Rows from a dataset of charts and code
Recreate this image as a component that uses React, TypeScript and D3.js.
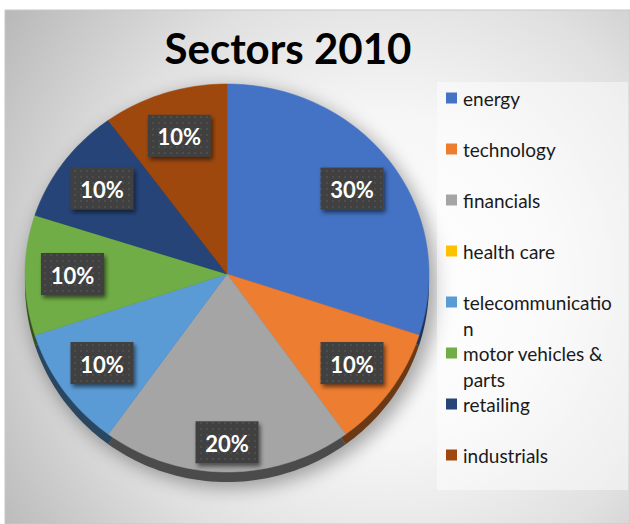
import React from "react";
import * as d3 from "d3";

// ---- data ----
const title = "Sectors 2010";
const categories = [
  "energy",
  "technology",
  "financials",
  "health care",
  "telecommunication",
  "motor vehicles & parts",
  "retailing",
  "industrials",
];
const shares = [30, 10, 20, 0, 10, 10, 10, 10];
const colors = ["#4472C4", "#ED7D31", "#A5A5A5", "#FFC000", "#5B9BD5", "#70AD47", "#264478", "#9E480E"];
const legendLines = [
  ["energy"],
  ["technology"],
  ["financials"],
  ["health care"],
  ["telecommunicatio", "n"],
  ["motor vehicles &", "parts"],
  ["retailing"],
  ["industrials"],
];

// ---- layout ----
const W = 630;
const H = 524;
const cx = 227;
const cy = 274;
const rx = 202;
const ryTop = 190;
const ryBot = 198;
const depth = 10;
const labelFactor = 0.765;
const labelFactorBig = 0.85; // Excel's best-fit pushes the bottom label outward
const boxW = 63;
const boxH = 42;

type Row = { name: string; value: number; color: string; lines: string[] };
const rows: Row[] = categories.map((name, i) => ({
  name,
  value: shares[i],
  color: colors[i],
  lines: legendLines[i],
}));

// project a pie angle (0 = 12 o'clock, clockwise) and radius fraction to the tilted face
const project = (angle: number, f: number, dy = 0): [number, number] => {
  const c = Math.cos(angle);
  const ry = c > 0 ? ryTop : ryBot;
  return [cx + rx * f * Math.sin(angle), cy + dy - ry * f * c];
};

const slicePath = (a: d3.PieArcDatum<Row>, dy = 0) => {
  const n = Math.max(2, Math.ceil(((a.endAngle - a.startAngle) / (2 * Math.PI)) * 240));
  const pts: [number, number][] = [project(0, 0, dy)];
  d3.range(n + 1).forEach((i) => {
    const t = a.startAngle + ((a.endAngle - a.startAngle) * i) / n;
    pts.push(project(t, 1, dy));
  });
  return d3.line()(pts)! + "Z";
};

export default function App() {
  const pie = d3
    .pie<Row>()
    .sort(null)
    .value((d) => d.value);
  const arcs = pie(rows).filter((a) => a.data.value > 0);
  const total = d3.sum(shares);
  const pct = d3.format(".0%");

  const legendY = d3.scalePoint<string>().domain(categories).range([98, 455]);

  const labelPos = (a: d3.PieArcDatum<Row>) => {
    const mid = (a.startAngle + a.endAngle) / 2;
    const f = a.data.name === "financials" ? labelFactorBig : labelFactor;
    return project(mid, f);
  };

  return (
    <svg
      width={W}
      height={H}
      style={{ position: "absolute", left: 0, top: 0, display: "block" }}
      fontFamily="Lato, 'Open Sans', sans-serif"
    >
      <defs>
        <radialGradient id="bg" gradientUnits="userSpaceOnUse" cx={390} cy={280} r={470}>
          <stop offset="0" stopColor="#ffffff" />
          <stop offset="0.35" stopColor="#f6f6f6" />
          <stop offset="0.65" stopColor="#e0e0e0" />
          <stop offset="1" stopColor="#b8b8b8" />
        </radialGradient>
        <filter id="pieShadow" x="-30%" y="-30%" width="160%" height="160%">
          <feGaussianBlur stdDeviation="9" />
        </filter>
        <filter id="boxShadow" x="-30%" y="-30%" width="160%" height="170%">
          <feDropShadow dx="2" dy="3" stdDeviation="2" floodColor="#000" floodOpacity="0.55" />
        </filter>
        <pattern id="dots" width="6" height="6" patternUnits="userSpaceOnUse">
          <rect width="6" height="6" fill="#404040" />
          <rect x="2" y="2" width="2" height="2" fill="#4e4e4e" />
        </pattern>
      </defs>

      {/* chart area */}
      <rect x={5} y={10} width={W - 5} height={H - 10} fill="url(#bg)" stroke="#c8c8c8" strokeWidth={1} />

      {/* title */}
      <text x={288} y={48} textAnchor="middle" dominantBaseline="central" fontSize={42} fontWeight={700} fill="#000">
        {title}
      </text>

      {/* pie shadow */}
      <ellipse
        cx={cx + 5}
        cy={cy + 14}
        rx={rx + 4}
        ry={(ryTop + ryBot) / 2 + 6}
        fill="#000"
        opacity={0.33}
        filter="url(#pieShadow)"
      />

      {/* pie side (thickness) */}
      <g>
        {arcs.map((a) => (
          <path key={"s" + a.data.name} d={slicePath(a, depth)} fill={d3.color(a.data.color)!.darker(2.2).formatHex()} />
        ))}
      </g>

      {/* pie top face */}
      <g>
        {arcs.map((a) => (
          <path key={a.data.name} d={slicePath(a)} fill={a.data.color} stroke={a.data.color} strokeWidth={0.5} />
        ))}
      </g>

      {/* data labels */}
      {arcs.map((a) => {
        const [x, y] = labelPos(a);
        return (
          <g key={"l" + a.data.name}>
            <rect
              x={x - boxW / 2}
              y={y - boxH / 2}
              width={boxW}
              height={boxH}
              fill="url(#dots)"
              filter="url(#boxShadow)"
            />
            <text
              x={x}
              y={y + 1}
              textAnchor="middle"
              dominantBaseline="central"
              fontSize={22}
              fontWeight={700}
              fill="#fff"
            >
              {pct(a.data.value / total)}
            </text>
          </g>
        );
      })}

      {/* legend */}
      <rect x={437} y={82} width={191} height={408} fill="#ffffff" opacity={0.45} />
      {rows.map((r) => {
        const y = legendY(r.name)!;
        return (
          <g key={"lg" + r.name}>
            <rect x={446} y={y - 5.5} width={11} height={11} fill={r.color} />
            {r.lines.map((ln, j) => (
              <text key={j} x={463} y={y + j * 26} dominantBaseline="central" fontSize={19} fill="#1a1a1a">
                {ln}
              </text>
            ))}
          </g>
        );
      })}
    </svg>
  );
}
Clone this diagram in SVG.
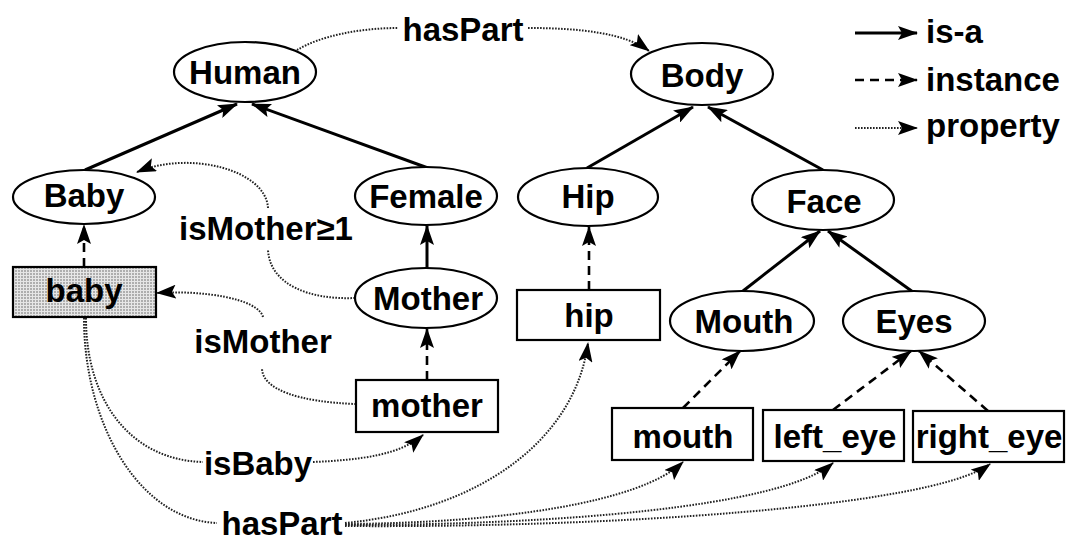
<svg xmlns="http://www.w3.org/2000/svg" width="1067" height="549" viewBox="0 0 1067 549">
  <style>
    .node ellipse { fill: #ffffff; stroke: #000; stroke-width: 2.2; }
    .node rect { fill: #ffffff; stroke: #000; stroke-width: 2.2; }
    text { font-family: "Liberation Sans", Arial, sans-serif; font-weight: bold; font-size: 33px; fill: #000; text-anchor: middle; }
    .isa { fill: none; stroke: #000; stroke-width: 3; marker-end: url(#head); }
    .inst { fill: none; stroke: #000; stroke-width: 2.6; stroke-dasharray: 9 6; marker-end: url(#head); }
    .prop { fill: none; stroke: #222; stroke-width: 2; stroke-dasharray: 1.6 1.4; }
    .prop.arr { marker-end: url(#head); }
  </style>
  <defs>
    <marker id="head" viewBox="0 0 20 14" refX="19" refY="7" markerWidth="20" markerHeight="14" markerUnits="userSpaceOnUse" orient="auto">
      <path d="M0,0 L20,7 L0,14 L4,7 Z" fill="#000"/>
    </marker>
    <pattern id="stipple" width="3" height="3" patternUnits="userSpaceOnUse">
      <rect width="3" height="3" fill="#e6e6e6"/>
      <circle cx="1" cy="1" r="0.8" fill="#666"/>
    </pattern>
  </defs>

  <rect width="1067" height="549" fill="#ffffff"/>

  <!-- connectors -->
  <g id="connectors">
    <!-- is-a -->
    <path class="isa" d="M85 170 L237 104"/>
    <path class="isa" d="M428 168 L252 104"/>
    <path class="isa" d="M587 168 L693 107"/>
    <path class="isa" d="M823 170 L708 107"/>
    <path class="isa" d="M427 268 L427 226"/>
    <path class="isa" d="M743 291 L820 231"/>
    <path class="isa" d="M913 292 L828 231"/>
    <!-- instance -->
    <path class="inst" d="M84 267 L84 225"/>
    <path class="inst" d="M427 380 L427 329"/>
    <path class="inst" d="M589 290 L589 227"/>
    <path class="inst" d="M683 408 L740 351"/>
    <path class="inst" d="M833 410 L911 351"/>
    <path class="inst" d="M988 411 L919 351"/>
    <!-- properties -->
    <path class="prop" d="M297 50 C320 36 360 28 398 28"/>
    <path class="prop arr" d="M528 28 C580 28 625 33 649 51"/>
    <path class="prop" d="M355 298 C310 300 270 285 268 250"/>
    <path class="prop arr" d="M268 208 C266 170 190 150 137 172"/>
    <path class="prop" d="M356 404 C300 402 262 390 262 368"/>
    <path class="prop arr" d="M263 317 C258 298 200 290 157 293"/>
    <path class="prop" d="M86 318 C86 400 130 460 203 462"/>
    <path class="prop arr" d="M313 462 C360 460 400 455 423 435"/>
    <path class="prop" d="M84 318 C84 425 140 520 217 523"/>
    <path class="prop arr" d="M345 523 C480 510 575 440 588 343"/>
    <path class="prop arr" d="M345 524 C500 523 640 503 683 462"/>
    <path class="prop arr" d="M345 525 C550 525 780 508 833 463"/>
    <path class="prop arr" d="M345 526 C600 528 930 508 990 464"/>
  </g>

  <!-- edge labels -->
  <g id="labels">
    <text x="463" y="41">hasPart</text>
    <text x="266" y="240">isMother≥1</text>
    <text x="263" y="353">isMother</text>
    <text x="258" y="475">isBaby</text>
    <text x="282" y="535">hasPart</text>
  </g>

  <!-- classes -->
  <g id="human" class="node"><ellipse cx="245" cy="72" rx="71" ry="30"/><text x="245" y="84">Human</text></g>
  <g id="body" class="node"><ellipse cx="702" cy="74" rx="71" ry="31"/><text x="702" y="87">Body</text></g>
  <g id="baby-class" class="node"><ellipse cx="84" cy="197" rx="71" ry="27"/><text x="84" y="207">Baby</text></g>
  <g id="female" class="node"><ellipse cx="426" cy="196" rx="71" ry="29"/><text x="426" y="208">Female</text></g>
  <g id="hip-class" class="node"><ellipse cx="588" cy="197" rx="70" ry="29"/><text x="588" y="208">Hip</text></g>
  <g id="face" class="node"><ellipse cx="823" cy="200" rx="71" ry="30"/><text x="824" y="213">Face</text></g>
  <g id="mother-class" class="node"><ellipse cx="426" cy="298" rx="71" ry="30"/><text x="428" y="310">Mother</text></g>
  <g id="mouth-class" class="node"><ellipse cx="742" cy="321" rx="72" ry="30"/><text x="744" y="333">Mouth</text></g>
  <g id="eyes" class="node"><ellipse cx="914" cy="321" rx="71" ry="30"/><text x="914" y="333">Eyes</text></g>

  <!-- instances -->
  <g id="baby" class="node"><rect x="13" y="267" width="143" height="50" style="fill:url(#stipple)"/><text x="84" y="302">baby</text></g>
  <g id="hip" class="node"><rect x="517" y="290" width="143" height="50"/><text x="589" y="327">hip</text></g>
  <g id="mother" class="node"><rect x="356" y="380" width="142" height="52"/><text x="427" y="417">mother</text></g>
  <g id="mouth" class="node"><rect x="612" y="408" width="141" height="52"/><text x="683" y="448">mouth</text></g>
  <g id="left_eye" class="node"><rect x="763" y="410" width="141" height="51"/><text x="835" y="448">left_eye</text></g>
  <g id="right_eye" class="node"><rect x="913" y="411" width="151" height="51"/><text x="989" y="448">right_eye</text></g>

  <!-- legend -->
  <g id="legend">
    <path class="isa" d="M855 33 L917 33"/>
    <path class="inst" d="M855 80 L917 80"/>
    <path class="prop arr" d="M855 128 L917 128"/>
    <text x="926" y="43" style="text-anchor:start">is-a</text>
    <text x="926" y="91" style="text-anchor:start">instance</text>
    <text x="926" y="137" style="text-anchor:start">property</text>
  </g>
</svg>
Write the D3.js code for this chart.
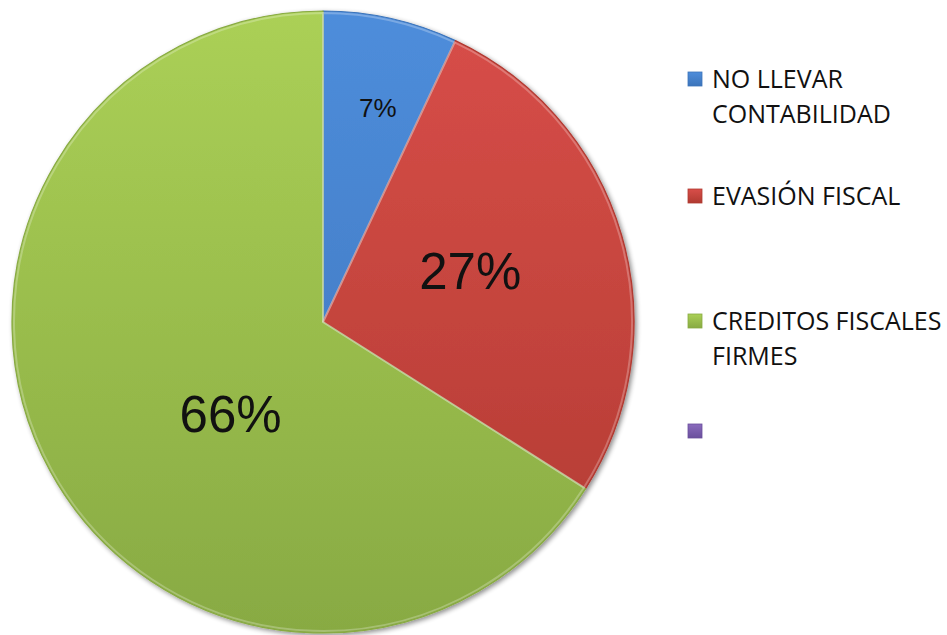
<!DOCTYPE html>
<html>
<head>
<meta charset="utf-8">
<script src="https://cdn.jsdelivr.net/npm/d3@7"></script>
<style>
  html, body { margin: 0; padding: 0; background: #fff; }
  svg { display: block; }
</style>
</head>
<body>
<svg id="chart" width="947" height="635"></svg>
<script>
// Categories and their shares (percent)
const categories = ["NO LLEVAR CONTABILIDAD", "EVASIÓN FISCAL", "CREDITOS FISCALES FIRMES", ""];
const values = [7, 27, 66, 0];
const valueLabels = ["7%", "27%", "66%", ""];
const legendLines = [["NO LLEVAR", "CONTABILIDAD"], ["EVASIÓN FISCAL"], ["CREDITOS FISCALES", "FIRMES"], [""]];

// Fill colours: light (top) and dark (bottom) stops for each slice
const topColors = ["#4e8ddb", "#d84e49", "#abd056", "#8a6bbd"];
const bottomColors = ["#3c74ba", "#b03a31", "#88aa43", "#6a4f9c"];
const labelSizes = [26, 51, 51, 0];
// label placement: angle (degrees, clockwise from top) and radius fraction
const labelAngle = [14.4, 71.2, 225];
const labelRadius = [0.71, 0.5, 0.42];

const svg = d3.select("#chart");
const cx = 323, cy = 322, r = 311;

const defs = svg.append("defs");
categories.forEach((c, i) => {
  const g = defs.append("linearGradient")
    .attr("id", "grad" + i)
    .attr("gradientUnits", "userSpaceOnUse")
    .attr("x1", 0).attr("y1", -r).attr("x2", 0).attr("y2", r);
  g.append("stop").attr("offset", "0%").attr("stop-color", topColors[i]);
  g.append("stop").attr("offset", "100%").attr("stop-color", bottomColors[i]);
});
// soft drop shadow under the pie
const f = defs.append("filter").attr("id", "shadow").attr("x", "-10%").attr("y", "-10%").attr("width", "120%").attr("height", "120%");
f.append("feGaussianBlur").attr("in", "SourceAlpha").attr("stdDeviation", 2.5).attr("result", "b");
f.append("feOffset").attr("in", "b").attr("dx", 1.5).attr("dy", 2).attr("result", "o");
f.append("feComponentTransfer").attr("in", "o").attr("result", "o2")
  .append("feFuncA").attr("type", "linear").attr("slope", 0.45);
const fm = f.append("feMerge");
fm.append("feMergeNode").attr("in", "o2");
fm.append("feMergeNode").attr("in", "SourceGraphic");

const pie = d3.pie().sort(null).value(d => d)(values);
const arc = d3.arc().innerRadius(0).outerRadius(r);
const bevelArc = d3.arc().innerRadius(0).outerRadius(r - 2);

const g = svg.append("g").attr("transform", `translate(${cx},${cy})`).attr("filter", "url(#shadow)");

g.selectAll("path.slice")
  .data(pie.filter(d => d.data > 0))
  .join("path")
  .attr("class", "slice")
  .attr("d", arc)
  .attr("fill", d => `url(#grad${d.index})`)
  .attr("stroke", d => bottomColors[d.index])
  .attr("stroke-width", 1.2)
  .attr("stroke-linejoin", "round");

// subtle bevel highlight along each slice edge
g.selectAll("path.bevel")
  .data(pie.filter(d => d.data > 0))
  .join("path")
  .attr("class", "bevel")
  .attr("d", bevelArc)
  .attr("fill", "none")
  .attr("stroke", "#ffffff")
  .attr("stroke-opacity", 0.25)
  .attr("stroke-width", 2);

// value labels
const lbl = svg.append("g").attr("transform", `translate(${cx},${cy})`);
lbl.selectAll("text.val")
  .data(pie.filter(d => d.data > 0))
  .join("text")
  .attr("class", "val")
  .attr("x", d => Math.sin(labelAngle[d.index] * Math.PI / 180) * r * labelRadius[d.index])
  .attr("y", d => -Math.cos(labelAngle[d.index] * Math.PI / 180) * r * labelRadius[d.index])
  .attr("text-anchor", "middle")
  .attr("dominant-baseline", "central")
  .attr("font-family", "'Liberation Sans', Arial, sans-serif")
  .attr("font-size", d => labelSizes[d.index])
  .attr("fill", "#111")
  .text(d => valueLabels[d.index]);

// legend
const rowY = [88, 205, 330, 440];
const legend = svg.append("g").attr("font-family", "'Open Sans', sans-serif").attr("font-size", 25).attr("fill", "#111");
categories.forEach((c, i) => {
  const y = rowY[i];
  const mg = defs.append("linearGradient").attr("id", "lg" + i).attr("x1", 0).attr("y1", 0).attr("x2", 0).attr("y2", 1);
  mg.append("stop").attr("offset", "0%").attr("stop-color", topColors[i]);
  mg.append("stop").attr("offset", "100%").attr("stop-color", bottomColors[i]);
  legend.append("rect")
    .attr("x", 688).attr("y", y - 16).attr("width", 14).attr("height", 14)
    .attr("fill", `url(#lg${i})`).attr("stroke", bottomColors[i]).attr("stroke-width", 0.8);
  const t = legend.append("text").attr("x", 712).attr("y", y);
  legendLines[i].forEach((line, k) => {
    t.append("tspan").attr("x", 712).attr("dy", k === 0 ? 0 : 35).text(line);
  });
});
</script>
</body>
</html>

-- Exercise --
Could you repeat exactly the lines from the first one of the records above through the line containing "import * as", leaving out any pictures?

-- Right answer --
Recreate this image as a component that uses React, TypeScript and D3.js.
import React from "react";
import * as d3 from "d3";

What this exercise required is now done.